* Begin *
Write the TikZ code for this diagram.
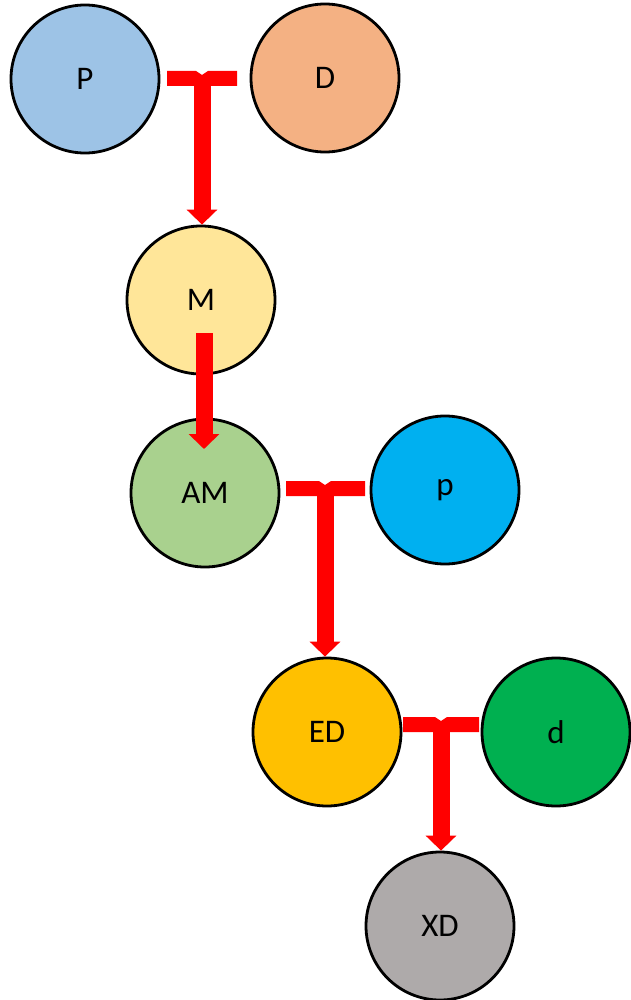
\documentclass[tikz,border=0pt]{standalone}
\usepackage{fontspec}
\setmainfont{Carlito}
\usetikzlibrary{arrows.meta,calc}
\definecolor{cP}{HTML}{9DC3E6}
\definecolor{cD}{HTML}{F4B183}
\definecolor{cM}{HTML}{FFE699}
\definecolor{cAM}{HTML}{A9D18E}
\definecolor{cp}{HTML}{00B0F0}
\definecolor{cED}{HTML}{FFC000}
\definecolor{cd}{HTML}{00B050}
\definecolor{cXD}{HTML}{AEAAAA}
\begin{document}
\begin{tikzpicture}[x=1pt,y=-1pt,
  circ/.style={circle,draw=black,line width=2.8pt,minimum size=148pt,inner sep=0pt,
    font=\fontsize{33}{40}\selectfont},
  redarrow/.style={draw=red,line width=17pt,-{Triangle[width=30pt,length=15pt]}},
  redbar/.style={fill=red,draw=none}]
\useasboundingbox (0,0) rectangle (630,1000);
% circles
\node[circ,fill=cP]  (P)  at (85,79)   {P};
\node[circ,fill=cD]  (D)  at (325,78)  {D};
\node[circ,fill=cM]  (M)  at (201,300) {M};
\node[circ,fill=cAM] (AM) at (205,493) {AM};
\node[circ,fill=cp]  (p)  at (445,490) {p};
\node[circ,fill=cED] (ED) at (327,732) {ED};
\node[circ,fill=cd]  (d)  at (556,732) {d};
\node[circ,fill=cXD] (XD) at (440,926) {XD};
% connector 1: P + D -> M
\fill[redbar] (167,71) -- (196,71) -- (202,75) -- (208,71) -- (237,71) -- (237,86) -- (167,86) -- cycle;
\coordinate (j1) at (202,80);
\draw[redarrow] (j1) -- (j1 |- M.north);
% connector 2: M -> AM
\coordinate (m1) at ($(M.center)+(3,33)$);
\draw[redarrow] (m1) -- (m1 |- {$(AM.center)+(0,-44)$});
% connector 3: AM + p -> ED
\fill[redbar] (286,481) -- (319,481) -- (325,485) -- (331,481) -- (365,481) -- (365,496) -- (286,496) -- cycle;
\coordinate (j3) at (325,490);
\draw[redarrow] (j3) -- (j3 |- ED.north);
% connector 4: ED + d -> XD
\fill[redbar] (403,717) -- (435,717) -- (441,721) -- (447,717) -- (479,717) -- (479,732) -- (403,732) -- cycle;
\coordinate (j4) at (441,726);
\draw[redarrow] (j4) -- (j4 |- XD.north);
\end{tikzpicture}
\end{document}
* End *
- _Exercise brief_
Using the material above, return every line exactly as it appears, minus the pictures.

- _Task answer_
Write the TikZ code for this diagram.
\documentclass[tikz,border=0pt]{standalone}
\usepackage{fontspec}
\setmainfont{Carlito}
\usetikzlibrary{arrows.meta,calc}
\definecolor{cP}{HTML}{9DC3E6}
\definecolor{cD}{HTML}{F4B183}
\definecolor{cM}{HTML}{FFE699}
\definecolor{cAM}{HTML}{A9D18E}
\definecolor{cp}{HTML}{00B0F0}
\definecolor{cED}{HTML}{FFC000}
\definecolor{cd}{HTML}{00B050}
\definecolor{cXD}{HTML}{AEAAAA}
\begin{document}
\begin{tikzpicture}[x=1pt,y=-1pt,
  circ/.style={circle,draw=black,line width=2.8pt,minimum size=148pt,inner sep=0pt,
    font=\fontsize{33}{40}\selectfont},
  redarrow/.style={draw=red,line width=17pt,-{Triangle[width=30pt,length=15pt]}},
  redbar/.style={fill=red,draw=none}]
\useasboundingbox (0,0) rectangle (630,1000);
% circles
\node[circ,fill=cP]  (P)  at (85,79)   {P};
\node[circ,fill=cD]  (D)  at (325,78)  {D};
\node[circ,fill=cM]  (M)  at (201,300) {M};
\node[circ,fill=cAM] (AM) at (205,493) {AM};
\node[circ,fill=cp]  (p)  at (445,490) {p};
\node[circ,fill=cED] (ED) at (327,732) {ED};
\node[circ,fill=cd]  (d)  at (556,732) {d};
\node[circ,fill=cXD] (XD) at (440,926) {XD};
% connector 1: P + D -> M
\fill[redbar] (167,71) -- (196,71) -- (202,75) -- (208,71) -- (237,71) -- (237,86) -- (167,86) -- cycle;
\coordinate (j1) at (202,80);
\draw[redarrow] (j1) -- (j1 |- M.north);
% connector 2: M -> AM
\coordinate (m1) at ($(M.center)+(3,33)$);
\draw[redarrow] (m1) -- (m1 |- {$(AM.center)+(0,-44)$});
% connector 3: AM + p -> ED
\fill[redbar] (286,481) -- (319,481) -- (325,485) -- (331,481) -- (365,481) -- (365,496) -- (286,496) -- cycle;
\coordinate (j3) at (325,490);
\draw[redarrow] (j3) -- (j3 |- ED.north);
% connector 4: ED + d -> XD
\fill[redbar] (403,717) -- (435,717) -- (441,721) -- (447,717) -- (479,717) -- (479,732) -- (403,732) -- cycle;
\coordinate (j4) at (441,726);
\draw[redarrow] (j4) -- (j4 |- XD.north);
\end{tikzpicture}
\end{document}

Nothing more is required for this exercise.